**What this task involves:** Pictures are not part of the copy. Retype the lines from the first one through the line that contains "const idxZip = (b, c)".

**Supplied data:**
· · · · ·

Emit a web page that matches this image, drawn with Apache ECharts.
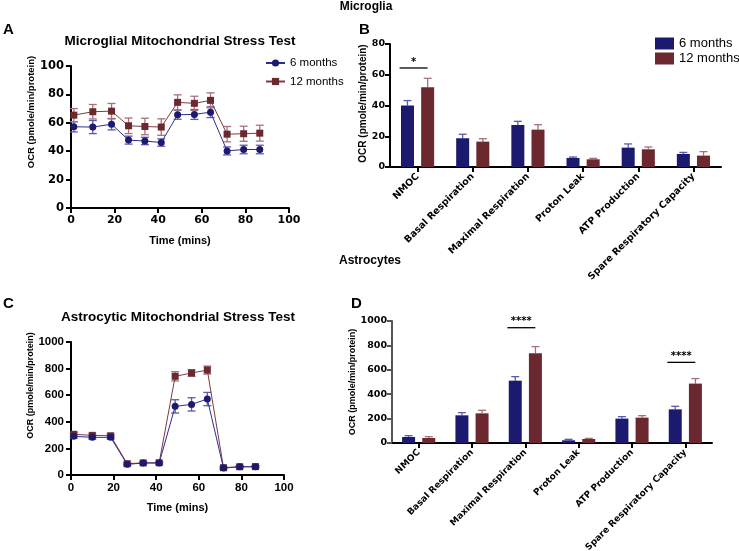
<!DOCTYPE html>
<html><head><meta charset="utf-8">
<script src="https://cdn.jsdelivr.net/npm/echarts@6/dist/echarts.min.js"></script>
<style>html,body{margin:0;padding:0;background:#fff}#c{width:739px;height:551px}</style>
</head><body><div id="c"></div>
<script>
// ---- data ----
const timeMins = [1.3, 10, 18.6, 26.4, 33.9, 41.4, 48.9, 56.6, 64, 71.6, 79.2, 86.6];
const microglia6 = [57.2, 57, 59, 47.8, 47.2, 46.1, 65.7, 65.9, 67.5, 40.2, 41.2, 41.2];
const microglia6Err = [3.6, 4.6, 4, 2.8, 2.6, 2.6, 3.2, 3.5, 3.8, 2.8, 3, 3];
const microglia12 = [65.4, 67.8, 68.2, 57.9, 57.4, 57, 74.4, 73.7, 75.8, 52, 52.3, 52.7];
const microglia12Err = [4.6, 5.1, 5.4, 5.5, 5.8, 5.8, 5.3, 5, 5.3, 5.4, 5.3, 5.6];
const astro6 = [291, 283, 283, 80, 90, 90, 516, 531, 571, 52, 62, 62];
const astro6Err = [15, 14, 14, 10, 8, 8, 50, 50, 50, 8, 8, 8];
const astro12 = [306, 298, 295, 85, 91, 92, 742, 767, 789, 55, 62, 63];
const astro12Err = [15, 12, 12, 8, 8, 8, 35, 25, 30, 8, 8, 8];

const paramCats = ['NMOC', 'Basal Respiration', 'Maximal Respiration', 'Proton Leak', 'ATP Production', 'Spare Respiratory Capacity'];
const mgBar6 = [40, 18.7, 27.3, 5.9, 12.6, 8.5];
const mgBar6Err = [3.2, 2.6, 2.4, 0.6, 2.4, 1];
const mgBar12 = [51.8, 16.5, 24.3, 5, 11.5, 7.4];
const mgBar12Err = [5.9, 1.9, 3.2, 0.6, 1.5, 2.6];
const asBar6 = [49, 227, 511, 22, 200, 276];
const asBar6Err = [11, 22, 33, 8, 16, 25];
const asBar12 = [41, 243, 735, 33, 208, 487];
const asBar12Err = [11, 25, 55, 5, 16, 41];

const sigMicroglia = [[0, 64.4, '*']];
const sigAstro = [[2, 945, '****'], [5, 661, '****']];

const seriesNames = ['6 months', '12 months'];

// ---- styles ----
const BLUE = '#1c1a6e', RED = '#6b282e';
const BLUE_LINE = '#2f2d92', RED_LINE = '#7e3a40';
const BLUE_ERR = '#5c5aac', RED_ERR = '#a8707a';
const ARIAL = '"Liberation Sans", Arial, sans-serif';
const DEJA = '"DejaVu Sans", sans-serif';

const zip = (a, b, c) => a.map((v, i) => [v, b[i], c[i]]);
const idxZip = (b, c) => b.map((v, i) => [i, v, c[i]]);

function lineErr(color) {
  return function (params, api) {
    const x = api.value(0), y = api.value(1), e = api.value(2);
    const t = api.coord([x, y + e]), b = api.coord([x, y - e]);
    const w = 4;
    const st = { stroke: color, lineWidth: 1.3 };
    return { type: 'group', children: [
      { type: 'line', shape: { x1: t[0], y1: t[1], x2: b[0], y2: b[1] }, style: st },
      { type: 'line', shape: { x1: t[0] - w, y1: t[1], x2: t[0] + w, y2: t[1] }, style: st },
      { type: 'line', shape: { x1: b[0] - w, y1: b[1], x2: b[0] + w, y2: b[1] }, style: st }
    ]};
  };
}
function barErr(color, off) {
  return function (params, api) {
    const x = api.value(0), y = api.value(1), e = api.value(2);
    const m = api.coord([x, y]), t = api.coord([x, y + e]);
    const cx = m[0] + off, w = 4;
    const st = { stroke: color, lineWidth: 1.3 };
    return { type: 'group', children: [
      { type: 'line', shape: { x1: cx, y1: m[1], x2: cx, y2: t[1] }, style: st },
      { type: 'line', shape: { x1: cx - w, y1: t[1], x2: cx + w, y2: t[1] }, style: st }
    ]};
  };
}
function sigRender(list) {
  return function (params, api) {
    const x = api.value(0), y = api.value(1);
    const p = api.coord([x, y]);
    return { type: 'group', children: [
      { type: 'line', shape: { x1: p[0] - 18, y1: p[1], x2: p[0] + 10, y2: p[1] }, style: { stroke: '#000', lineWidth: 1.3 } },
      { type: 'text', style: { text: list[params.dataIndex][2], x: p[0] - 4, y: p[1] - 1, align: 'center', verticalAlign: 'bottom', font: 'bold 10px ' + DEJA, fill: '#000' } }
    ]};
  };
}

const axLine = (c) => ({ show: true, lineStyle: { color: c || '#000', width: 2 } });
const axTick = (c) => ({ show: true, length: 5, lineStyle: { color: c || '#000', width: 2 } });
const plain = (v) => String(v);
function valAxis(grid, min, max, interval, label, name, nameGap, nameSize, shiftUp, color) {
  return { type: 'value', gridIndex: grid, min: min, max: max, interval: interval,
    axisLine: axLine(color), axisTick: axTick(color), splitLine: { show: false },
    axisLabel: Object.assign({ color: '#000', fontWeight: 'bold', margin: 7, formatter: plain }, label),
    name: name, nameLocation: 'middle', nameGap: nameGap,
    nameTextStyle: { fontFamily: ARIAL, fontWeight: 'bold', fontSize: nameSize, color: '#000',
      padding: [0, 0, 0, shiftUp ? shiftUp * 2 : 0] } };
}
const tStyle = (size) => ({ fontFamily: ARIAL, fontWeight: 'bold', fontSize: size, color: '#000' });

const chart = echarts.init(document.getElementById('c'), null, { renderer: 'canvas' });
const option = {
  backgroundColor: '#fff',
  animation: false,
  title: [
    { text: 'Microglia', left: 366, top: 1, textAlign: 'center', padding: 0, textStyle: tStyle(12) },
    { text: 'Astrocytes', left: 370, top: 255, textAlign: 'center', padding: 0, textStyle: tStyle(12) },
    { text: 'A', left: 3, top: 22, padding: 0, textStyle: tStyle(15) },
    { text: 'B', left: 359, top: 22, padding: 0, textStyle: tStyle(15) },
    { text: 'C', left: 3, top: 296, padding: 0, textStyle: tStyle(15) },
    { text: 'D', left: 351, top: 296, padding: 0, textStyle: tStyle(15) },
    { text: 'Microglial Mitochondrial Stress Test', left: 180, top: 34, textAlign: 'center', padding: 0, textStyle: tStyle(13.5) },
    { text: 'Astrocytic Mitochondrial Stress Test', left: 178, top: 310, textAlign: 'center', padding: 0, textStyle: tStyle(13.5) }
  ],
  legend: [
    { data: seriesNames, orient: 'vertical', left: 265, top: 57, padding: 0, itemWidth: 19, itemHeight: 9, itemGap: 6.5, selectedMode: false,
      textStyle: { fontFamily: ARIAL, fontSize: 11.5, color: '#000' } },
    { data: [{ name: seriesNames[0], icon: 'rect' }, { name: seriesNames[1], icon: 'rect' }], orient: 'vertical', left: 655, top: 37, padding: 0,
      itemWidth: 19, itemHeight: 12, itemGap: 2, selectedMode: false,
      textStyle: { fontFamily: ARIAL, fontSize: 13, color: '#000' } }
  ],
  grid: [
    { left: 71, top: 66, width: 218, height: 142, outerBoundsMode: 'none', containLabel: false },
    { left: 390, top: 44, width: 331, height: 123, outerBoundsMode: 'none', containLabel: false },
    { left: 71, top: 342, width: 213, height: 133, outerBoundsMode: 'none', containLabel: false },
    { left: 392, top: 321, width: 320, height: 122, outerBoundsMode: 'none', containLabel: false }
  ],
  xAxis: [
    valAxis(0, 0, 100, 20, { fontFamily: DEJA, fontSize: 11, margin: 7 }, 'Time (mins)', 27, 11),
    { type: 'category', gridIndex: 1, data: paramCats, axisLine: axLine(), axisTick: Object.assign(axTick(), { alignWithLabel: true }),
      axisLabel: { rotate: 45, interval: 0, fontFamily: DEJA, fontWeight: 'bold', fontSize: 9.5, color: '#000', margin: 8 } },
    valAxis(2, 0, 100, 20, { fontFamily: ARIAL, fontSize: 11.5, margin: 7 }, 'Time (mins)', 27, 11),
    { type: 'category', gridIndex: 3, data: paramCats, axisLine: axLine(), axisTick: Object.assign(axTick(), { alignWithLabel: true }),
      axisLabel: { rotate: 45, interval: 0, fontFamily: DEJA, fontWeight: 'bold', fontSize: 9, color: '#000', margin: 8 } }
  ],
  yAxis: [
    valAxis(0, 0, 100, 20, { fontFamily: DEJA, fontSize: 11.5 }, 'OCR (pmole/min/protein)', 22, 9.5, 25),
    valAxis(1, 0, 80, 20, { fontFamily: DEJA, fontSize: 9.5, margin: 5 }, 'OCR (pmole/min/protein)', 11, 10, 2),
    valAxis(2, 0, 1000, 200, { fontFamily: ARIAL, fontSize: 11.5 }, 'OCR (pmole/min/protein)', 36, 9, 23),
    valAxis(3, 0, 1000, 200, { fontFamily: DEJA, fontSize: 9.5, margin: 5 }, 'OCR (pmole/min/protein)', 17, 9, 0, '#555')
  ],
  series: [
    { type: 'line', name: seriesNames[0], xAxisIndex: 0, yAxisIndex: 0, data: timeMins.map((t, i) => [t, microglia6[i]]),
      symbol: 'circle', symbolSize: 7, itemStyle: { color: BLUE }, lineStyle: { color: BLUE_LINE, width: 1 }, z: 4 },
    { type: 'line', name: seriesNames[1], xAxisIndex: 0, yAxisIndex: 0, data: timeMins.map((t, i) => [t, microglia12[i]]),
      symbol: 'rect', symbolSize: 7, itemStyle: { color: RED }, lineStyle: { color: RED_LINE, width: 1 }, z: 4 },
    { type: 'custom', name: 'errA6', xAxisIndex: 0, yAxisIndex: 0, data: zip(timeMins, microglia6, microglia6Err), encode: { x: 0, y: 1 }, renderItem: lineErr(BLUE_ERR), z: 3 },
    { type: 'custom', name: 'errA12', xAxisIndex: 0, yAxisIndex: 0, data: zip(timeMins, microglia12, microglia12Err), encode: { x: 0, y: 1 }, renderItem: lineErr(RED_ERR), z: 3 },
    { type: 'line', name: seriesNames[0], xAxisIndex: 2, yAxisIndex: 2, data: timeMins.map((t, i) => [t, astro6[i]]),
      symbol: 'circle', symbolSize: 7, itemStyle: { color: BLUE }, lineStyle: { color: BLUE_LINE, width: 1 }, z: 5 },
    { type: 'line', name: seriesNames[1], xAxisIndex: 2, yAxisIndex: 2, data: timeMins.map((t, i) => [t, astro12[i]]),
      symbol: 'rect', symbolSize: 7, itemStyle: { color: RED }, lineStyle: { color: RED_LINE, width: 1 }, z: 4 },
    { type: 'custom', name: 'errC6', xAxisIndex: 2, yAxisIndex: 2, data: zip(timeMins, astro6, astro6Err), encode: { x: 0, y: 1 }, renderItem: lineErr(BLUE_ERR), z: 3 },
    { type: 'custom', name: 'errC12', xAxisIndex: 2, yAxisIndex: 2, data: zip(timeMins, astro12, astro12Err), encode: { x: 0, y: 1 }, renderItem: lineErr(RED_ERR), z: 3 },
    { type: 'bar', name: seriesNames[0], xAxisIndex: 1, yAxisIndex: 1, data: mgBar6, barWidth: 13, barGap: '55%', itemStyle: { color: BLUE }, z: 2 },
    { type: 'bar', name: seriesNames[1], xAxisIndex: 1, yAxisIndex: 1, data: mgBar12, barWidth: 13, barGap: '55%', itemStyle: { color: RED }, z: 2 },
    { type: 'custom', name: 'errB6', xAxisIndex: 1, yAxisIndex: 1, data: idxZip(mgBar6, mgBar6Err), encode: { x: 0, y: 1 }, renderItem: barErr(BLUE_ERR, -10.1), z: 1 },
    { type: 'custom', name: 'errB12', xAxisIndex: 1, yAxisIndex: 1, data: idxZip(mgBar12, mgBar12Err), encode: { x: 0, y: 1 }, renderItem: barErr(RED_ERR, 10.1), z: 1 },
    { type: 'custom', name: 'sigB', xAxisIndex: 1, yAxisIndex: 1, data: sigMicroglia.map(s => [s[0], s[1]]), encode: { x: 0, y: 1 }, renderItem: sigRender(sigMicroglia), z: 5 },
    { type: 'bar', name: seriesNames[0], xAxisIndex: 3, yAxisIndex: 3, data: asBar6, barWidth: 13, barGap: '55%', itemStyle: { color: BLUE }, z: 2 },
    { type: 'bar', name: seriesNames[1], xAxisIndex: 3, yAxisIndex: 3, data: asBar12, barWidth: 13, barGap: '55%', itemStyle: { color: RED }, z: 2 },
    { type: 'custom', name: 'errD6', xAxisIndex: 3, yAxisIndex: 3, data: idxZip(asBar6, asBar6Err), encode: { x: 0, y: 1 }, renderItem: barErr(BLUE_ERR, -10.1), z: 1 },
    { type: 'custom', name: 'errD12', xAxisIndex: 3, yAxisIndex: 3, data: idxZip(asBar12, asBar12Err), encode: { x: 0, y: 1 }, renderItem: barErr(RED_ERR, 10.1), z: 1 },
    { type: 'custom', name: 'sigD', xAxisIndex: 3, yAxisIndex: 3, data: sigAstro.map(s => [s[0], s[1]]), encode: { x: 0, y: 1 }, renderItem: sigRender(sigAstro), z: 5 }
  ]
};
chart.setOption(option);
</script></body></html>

· · · · ·

**Exercise answer:**
Emit a web page that matches this image, drawn with Apache ECharts.
<!DOCTYPE html>
<html><head><meta charset="utf-8">
<script src="https://cdn.jsdelivr.net/npm/echarts@6/dist/echarts.min.js"></script>
<style>html,body{margin:0;padding:0;background:#fff}#c{width:739px;height:551px}</style>
</head><body><div id="c"></div>
<script>
// ---- data ----
const timeMins = [1.3, 10, 18.6, 26.4, 33.9, 41.4, 48.9, 56.6, 64, 71.6, 79.2, 86.6];
const microglia6 = [57.2, 57, 59, 47.8, 47.2, 46.1, 65.7, 65.9, 67.5, 40.2, 41.2, 41.2];
const microglia6Err = [3.6, 4.6, 4, 2.8, 2.6, 2.6, 3.2, 3.5, 3.8, 2.8, 3, 3];
const microglia12 = [65.4, 67.8, 68.2, 57.9, 57.4, 57, 74.4, 73.7, 75.8, 52, 52.3, 52.7];
const microglia12Err = [4.6, 5.1, 5.4, 5.5, 5.8, 5.8, 5.3, 5, 5.3, 5.4, 5.3, 5.6];
const astro6 = [291, 283, 283, 80, 90, 90, 516, 531, 571, 52, 62, 62];
const astro6Err = [15, 14, 14, 10, 8, 8, 50, 50, 50, 8, 8, 8];
const astro12 = [306, 298, 295, 85, 91, 92, 742, 767, 789, 55, 62, 63];
const astro12Err = [15, 12, 12, 8, 8, 8, 35, 25, 30, 8, 8, 8];

const paramCats = ['NMOC', 'Basal Respiration', 'Maximal Respiration', 'Proton Leak', 'ATP Production', 'Spare Respiratory Capacity'];
const mgBar6 = [40, 18.7, 27.3, 5.9, 12.6, 8.5];
const mgBar6Err = [3.2, 2.6, 2.4, 0.6, 2.4, 1];
const mgBar12 = [51.8, 16.5, 24.3, 5, 11.5, 7.4];
const mgBar12Err = [5.9, 1.9, 3.2, 0.6, 1.5, 2.6];
const asBar6 = [49, 227, 511, 22, 200, 276];
const asBar6Err = [11, 22, 33, 8, 16, 25];
const asBar12 = [41, 243, 735, 33, 208, 487];
const asBar12Err = [11, 25, 55, 5, 16, 41];

const sigMicroglia = [[0, 64.4, '*']];
const sigAstro = [[2, 945, '****'], [5, 661, '****']];

const seriesNames = ['6 months', '12 months'];

// ---- styles ----
const BLUE = '#1c1a6e', RED = '#6b282e';
const BLUE_LINE = '#2f2d92', RED_LINE = '#7e3a40';
const BLUE_ERR = '#5c5aac', RED_ERR = '#a8707a';
const ARIAL = '"Liberation Sans", Arial, sans-serif';
const DEJA = '"DejaVu Sans", sans-serif';

const zip = (a, b, c) => a.map((v, i) => [v, b[i], c[i]]);
const idxZip = (b, c) => b.map((v, i) => [i, v, c[i]]);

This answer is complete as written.